A New Financial Environment
When I first moved to the United States, I thought I had a good grasp on finances in general. After all, I had a small business, a rental property, some small investments, and did my own taxes back home! As time passed I started to realize things in this country were very different than what I was used to.
For starters, I grew used to an environment where interest rates hovered around 10% a year. Investing meant leaving your money in a savings account, CD, or some fixed income fund your bank would sell you. If you were a little more adventurous, you would buy physical assets like land and/or properties. The stock market, at least for me, was some complicated and extremely risky thing, akin to gambling. I had never considered investing a penny into it. I don’t need to tell you that the environment I found myself in when I moved to the U.S. was pretty much the opposite.
Retirement was also a sticky point for me. I had been conditioned to just pay for our version of Social Security directly from my paycheck. That was about it. I did have the option to purchase private retirement plans on my own if I wanted to, but those were (and still are) horrible investment vehicles you purchase from banks/insurance companies. For this reason, I never bothered with it. It took me way too long to understand all the available retirement plans/accounts I had available in the U.S. and to fully appreciate their benefits.
And then there are taxes! Who doesn’t love them? Federal income tax, state income tax, and all the fun stuff that goes with it. As most people do, I hired a CPA to do my taxes for the first few years. I would give them my W2 and 1099s and not worry too much about it. But that changed when I got married and decided to switch CPAs. I learned the hard way how far the U.S. tax system can reach, with its worldwide income tax policy, and how harsh the penalties can get.

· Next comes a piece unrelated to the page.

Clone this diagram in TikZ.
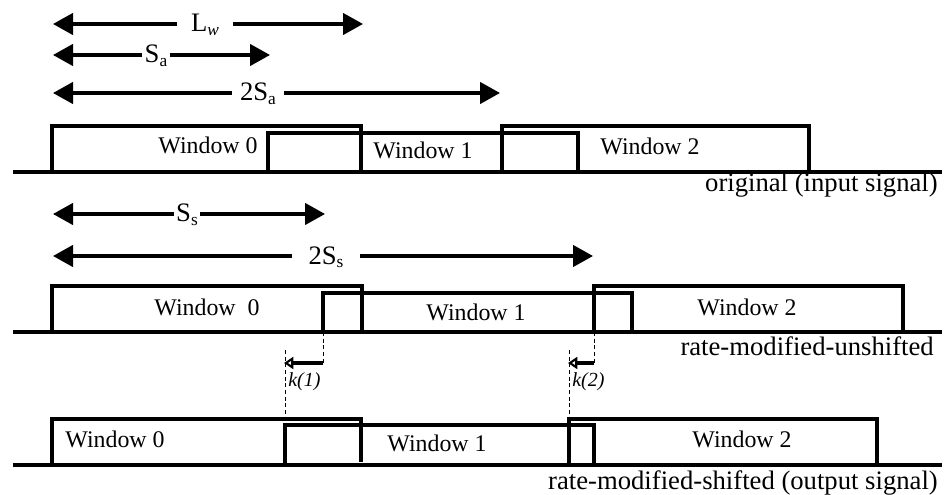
\documentclass[tikz,border=0pt]{standalone}
\usepackage{fontspec}
\setmainfont{Liberation Serif}
\usetikzlibrary{arrows.meta}
\tikzset{
  sigline/.style={line width=3.3pt},
  win/.style={line width=2.3pt, line join=miter},
  dimln/.style={line width=2.5pt, -{Triangle[length=15pt,width=16pt]}},
  kshift/.style={line width=2.3pt, -{Triangle[open,length=7pt,width=9pt,fill=white,line width=1.6pt]}},
  guide/.style={dashed, dash pattern=on 3pt off 2pt, line width=0.6pt},
  wtext/.style={font=\fontsize{17.9}{20}\selectfont, anchor=base, inner sep=0pt},
  ltext/.style={font=\fontsize{20}{22}\selectfont, anchor=base east, inner sep=0pt},
  dtext/.style={font=\fontsize{20}{22}\selectfont, anchor=base, inner ysep=0pt},
  ktext/.style={font=\fontsize{15}{17}\selectfont\itshape, anchor=base west, inner sep=0pt},
}
\newcommand{\sbs}[1]{\raisebox{-0.3ex}{\fontsize{13}{14}\selectfont #1}}
\begin{document}
\begin{tikzpicture}[x=0.75pt,y=-0.75pt]
\useasboundingbox (0,0) rectangle (948,495);

% ---------- dimension arrows (top) ----------
\coordinate (lwL) at (53,24);  \coordinate (lwR) at (363,24);
\coordinate (saL) at (53,55);  \coordinate (saR) at (270,55);
\coordinate (tsaL) at (53,93); \coordinate (tsaR) at (500,93);
\node[dtext, inner xsep=10pt] (lw) at (205,32) {L\sbs{\itshape w}};
\node[dtext, inner xsep=1.5pt] (sa) at (156,63) {S\sbs{a}};
\node[dtext, inner xsep=6pt] (tsa) at (258,101) {2S\sbs{a}};
\draw[dimln] (lw.west |- lwL) -- (lwL);
\draw[dimln] (lw.east |- lwR) -- (lwR);
\draw[dimln] (sa.west |- saL) -- (saL);
\draw[dimln] (sa.east |- saR) -- (saR);
\draw[dimln] (tsa.west |- tsaL) -- (tsaL);
\draw[dimln] (tsa.east |- tsaR) -- (tsaR);

% ---------- row 1: original ----------
\draw[sigline] (13,172) -- (942,172);
\draw[win] (52,172) |- (361,126) -- (361,172);
\draw[win] (268,172) |- (578,133) -- (578,172);
\draw[win] (502,172) |- (809,126) -- (809,172);
\node[wtext] (a0) at (208,154) {Window 0};
\node[wtext] (a1) at (423,159) {Window 1};
\node[wtext] (a2) at (650,155) {Window 2};
\node[ltext] (lab1) at (938,192) {original (input signal)};

% ---------- row 2 dimension arrows ----------
\coordinate (ssL) at (53,214);  \coordinate (ssR) at (325,214);
\coordinate (tssL) at (53,256); \coordinate (tssR) at (593,256);
\node[dtext, inner xsep=1.5pt] (ss) at (187,222) {S\sbs{s}};
\node[dtext, inner xsep=12pt] (tss) at (326,264) {2S\sbs{s}};
\draw[dimln] (ss.west |- ssL) -- (ssL);
\draw[dimln] (ss.east |- ssR) -- (ssR);
\draw[dimln] (tss.west |- tssL) -- (tssL);
\draw[dimln] (tss.east |- tssR) -- (tssR);

% ---------- row 2: rate-modified-unshifted ----------
\draw[sigline] (13,332) -- (942,332);
\draw[win] (52,332) |- (362,286) -- (362,332);
\draw[win] (323,332) |- (632,293) -- (632,332);
\draw[win] (594,332) |- (903,286) -- (903,332);
\node[wtext] (b0) at (207,315) {Window\ \ 0};
\node[wtext] (b1) at (476,320) {Window 1};
\node[wtext] (b2) at (747,315) {Window 2};
\node[ltext] (lab2) at (934,355) {rate-modified-unshifted};

% ---------- shift arrows k(1), k(2) ----------
\coordinate (k1a) at (323,332); \coordinate (k1b) at (323,363);
\coordinate (k1t) at (284,363);
\coordinate (k1c) at (285,350); \coordinate (k1d) at (285,419);
\coordinate (k2a) at (594,332); \coordinate (k2b) at (594,363);
\coordinate (k2t) at (568,363);
\coordinate (k2c) at (569,350); \coordinate (k2d) at (569,419);
\draw[guide] (k1a) -- (k1b);
\draw[guide] (k1c) -- (k1d);
\draw[guide] (k2a) -- (k2b);
\draw[guide] (k2c) -- (k2d);
\draw[kshift] (k1b) -- (k1t);
\draw[kshift] (k2b) -- (k2t);
\node[ktext] (k1) at (288,386) {k(1)};
\node[ktext] (k2) at (572,386) {k(2)};

% ---------- row 3: rate-modified-shifted ----------
\draw[sigline] (13,465) -- (942,465);
\draw[win] (52,465) |- (361,419) -- (361,462);
\draw[win] (285,465) |- (594,425) -- (594,465);
\draw[win] (569,465) |- (877,419) -- (877,465);
\node[wtext] (c0) at (115,447) {Window 0};
\node[wtext] (c1) at (437,451) {Window 1};
\node[wtext] (c2) at (742,447) {Window 2};
\node[ltext] (lab3) at (938,489) {rate-modified-shifted (output signal)};
\end{tikzpicture}
\end{document}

Throughout the years I have learned a lot but I also left so much money on the table (and flat out lost it at times) for not understanding the new system I was subject to. Looking back, I wish I had someone explain to me how all this worked so that I didn’t have to learn it by my own mistakes.
The goal of this blog is to be just that. To serve as a source of information for people who, like me, immigrated to this wonderful country that is the United States, and are trying to learn how to manage their financial lives in a new country. Throughout this blog I use my own experiences, things I went through, to talk about money topics I believe everyone new to this country should be aware of. If I can help at least one person not to make the same mistakes, I’d consider this blog a success!
Keep in mind that I’m not a lawyer, financial advisor, tax professional, nor an expert in any of the topics I talk about. Always seek appropriate professional advice before implementing anything you read here.
Oh, and in case you’re wondering what AlienMoolah means: alien is a person who is not a citizen or national of a given country. In the U.S. specifically, all immigrants (and visitors for that matter) are officially called aliens. And moolah is just another name for money.